What is required:
Leaving out the pictures, retype the lines from the beginning of the listing through the line containing "30, 35, 40];".

Source material:

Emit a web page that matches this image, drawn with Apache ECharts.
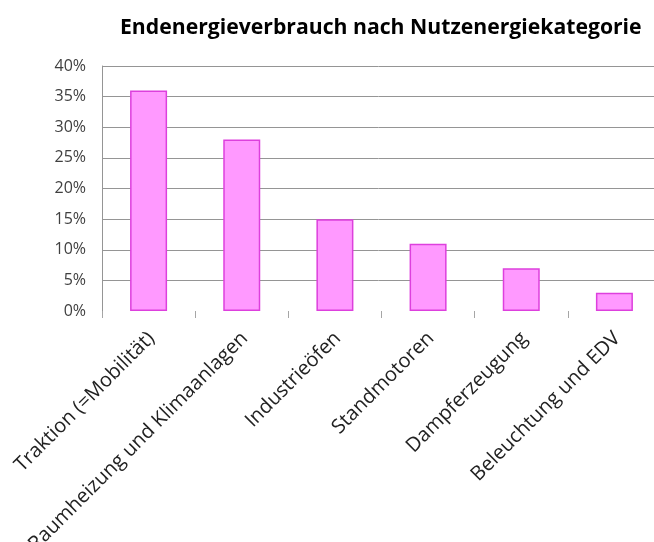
<!DOCTYPE html>
<html>
<head>
<meta charset="utf-8">
<script src="https://cdn.jsdelivr.net/npm/echarts@6/dist/echarts.min.js"></script>
<style>html,body{margin:0;padding:0;background:#fff;overflow:hidden}#c{width:654px;height:542px}</style>
</head>
<body>
<div id="c"></div>
<script>
const chartTitle = 'Endenergieverbrauch nach Nutzenergiekategorie';
const categories = ['Traktion (=Mobilität)', 'Raumheizung und Klimaanlagen', 'Industrieöfen', 'Standmotoren', 'Dampferzeugung', 'Beleuchtung und EDV'];
const shares = [36, 28, 15, 11, 7, 3];
const yTicks = [0, 5, 10, 15, 20, 25, 30, 35, 40];

const chart = echarts.init(document.getElementById('c'), null, {renderer: 'canvas'});
const gridColors = yTicks.map((v, i) => i === 0 ? 'rgba(0,0,0,0)' : '#959595');
chart.setOption({
  animation: false,
  backgroundColor: '#ffffff',
  title: {
    text: chartTitle,
    left: 120,
    top: 17,
    padding: 0,
    textStyle: {fontFamily: 'Open Sans', fontWeight: 'bold', fontSize: 21.2, color: '#000'}
  },
  grid: {left: 102, top: 66, right: -7, bottom: 231, containLabel: false, outerBoundsMode: 'none'},
  xAxis: {
    type: 'category',
    data: categories,
    axisLine: {show: false},
    axisTick: {show: true, alignWithLabel: false, length: 7, lineStyle: {color: '#a6a6a6'}},
    axisLabel: {rotate: 45, interval: 0, margin: 27, padding: [0, -4, 0, 0], fontFamily: 'Open Sans', fontSize: 20, color: '#222'}
  },
  yAxis: {
    type: 'value',
    min: 0, max: 40, interval: 5,
    axisLine: {show: true, lineStyle: {color: '#959595'}},
    axisTick: {show: false},
    axisLabel: {formatter: '{value}%', margin: 16, fontFamily: 'Open Sans', fontSize: 16, color: '#404040'},
    splitLine: {show: true, lineStyle: {color: gridColors, width: 1}}
  },
  series: [{
    type: 'bar',
    data: shares,
    barWidth: 37,
    itemStyle: {color: '#ff99ff', borderColor: '#dd40dd', borderWidth: 1.5}
  }]
});
</script>
</body>
</html>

Expected output:
Emit a web page that matches this image, drawn with Apache ECharts.
<!DOCTYPE html>
<html>
<head>
<meta charset="utf-8">
<script src="https://cdn.jsdelivr.net/npm/echarts@6/dist/echarts.min.js"></script>
<style>html,body{margin:0;padding:0;background:#fff;overflow:hidden}#c{width:654px;height:542px}</style>
</head>
<body>
<div id="c"></div>
<script>
const chartTitle = 'Endenergieverbrauch nach Nutzenergiekategorie';
const categories = ['Traktion (=Mobilität)', 'Raumheizung und Klimaanlagen', 'Industrieöfen', 'Standmotoren', 'Dampferzeugung', 'Beleuchtung und EDV'];
const shares = [36, 28, 15, 11, 7, 3];
const yTicks = [0, 5, 10, 15, 20, 25, 30, 35, 40];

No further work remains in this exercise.